Tahapan Iqamatul Hujjah (menegakkan hujjah)

Yaitu perpanjangan dari tahapan yang pertama. Ini dilakukan setelah jalan dakwah dirasa sudah buntu. Menegakkan hujjah dilakukan terhadap mereka yang terindikasi syubhat dan menentang seruan dakwah atau bagi mereka yang membutuhkan dialog dan tukar pikiran. Tata caranya pun harus dimulai dengan cara yang baik dan tidak lepas dari norma-norma akhlak karimah.
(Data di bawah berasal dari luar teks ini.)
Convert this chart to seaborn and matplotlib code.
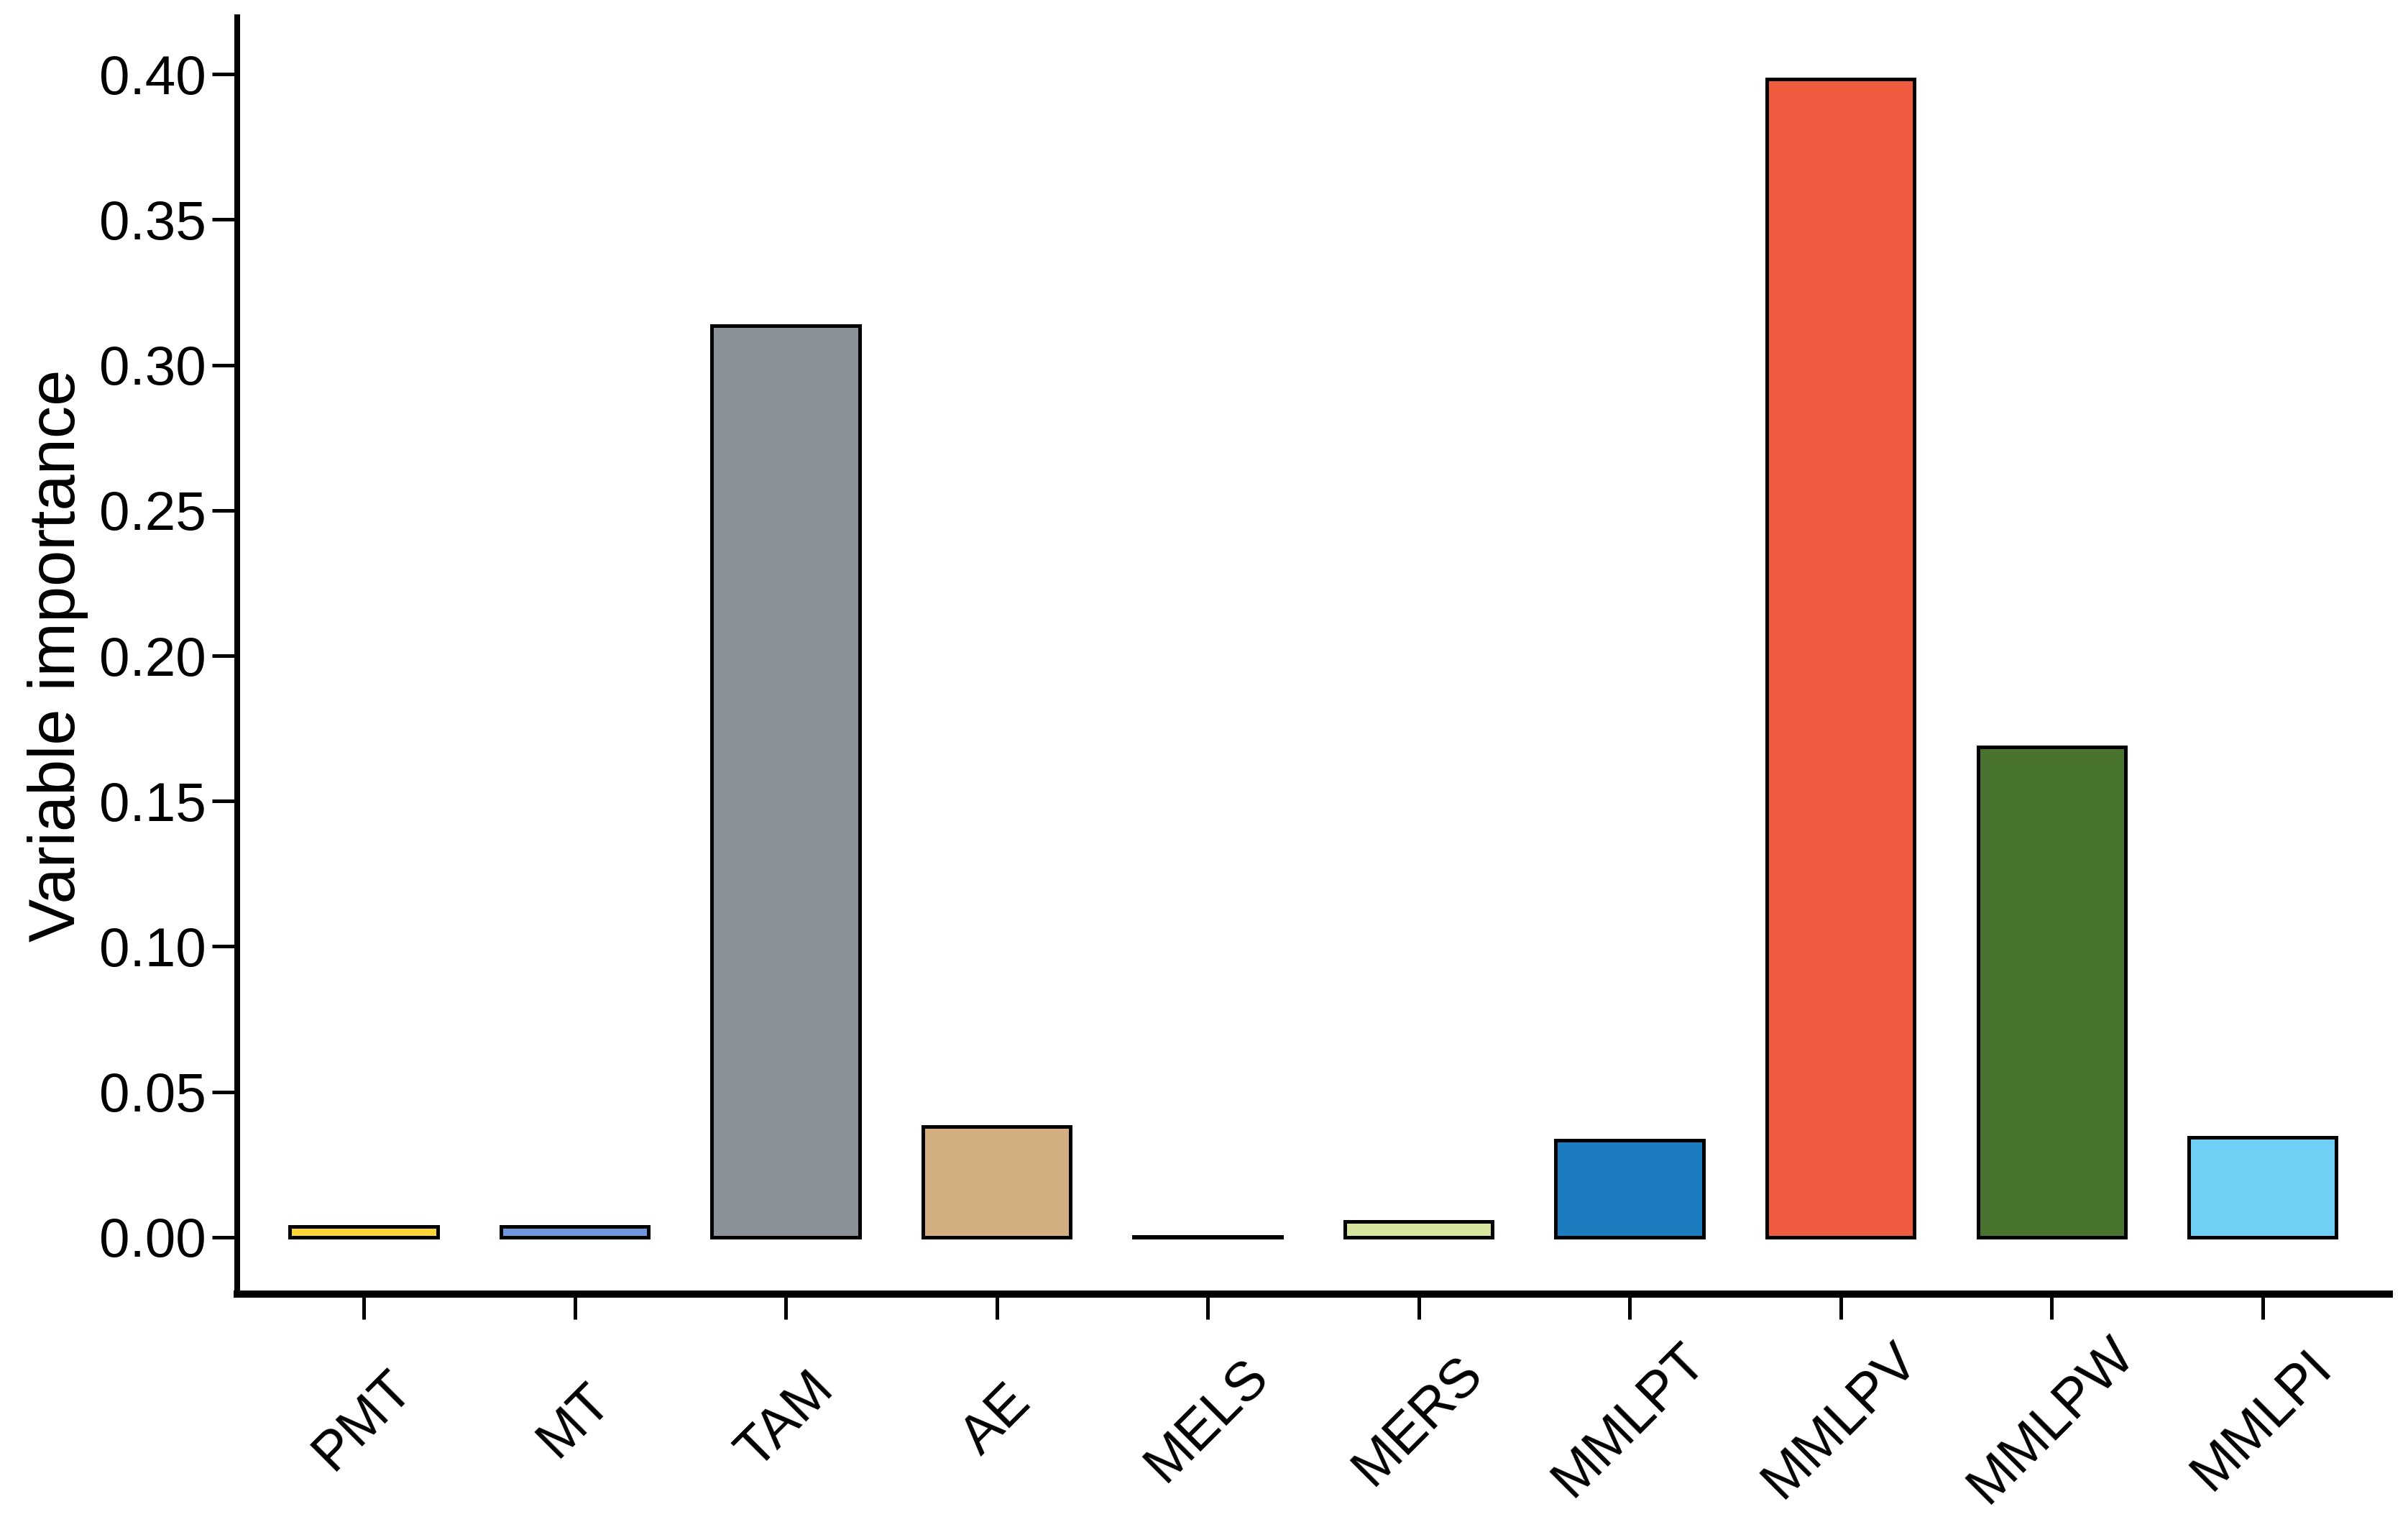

Ketika menjelaskan QS. An-Nahl: 25 di atas; ‘Dan bantahlah mereka dengan cara yang lebih baik,’ Ibnu Katsir menuliskan, ‘Barangsiapa yang membutuhkan dialog dan tukar pikiran, maka hendaklah dilakukan dengan cara yang baik, lemah lembut, serta tutur kata yang baik. Yang demikian itu sama seperti firman Allah Ta’ala: “Dan janganlah kamu berdebat dengan Ahli Kitab, melainkan dengan cara yang paling baik, kecuali dengan orang-orang dhalim di antara mereka,” dan ayat seterusnya.” (QS. Al-‘Ankabuut: 46) (lihat: Tafsir Ibnu Katsir, 4/613)

Dalam ayat lain Allah ta’ala berfirman: “Maka janganlah kamu mengikuti orang-orang kafir, dan berjihadlah terhadap mereka dengan Al Quran dengan jihad yang besar.” (Al-Furqan: 52)

Sehubungan dengan pengertian ini, Ibnu Qayyim menjelaskan, “Tidak diragukan lagi bahwa perintah jihad mutlak datang setelah hijrah. Adapun jihad hujjah (jihad keterangan) diperintahkan sejak di Mekah dengan firman-Nya,”Maka janganlah kami mengikuti orang-orang kafir, dan berjihadlah terhadap mereka dengan Al-Quran dengan jihad yang besar.” inilah surah makiyyah, dan jihad di dalamnya adalah jihad tabligh dan jihad hujjah,” (Ibnu Qayyim, Zadul Ma’ad, 2/30)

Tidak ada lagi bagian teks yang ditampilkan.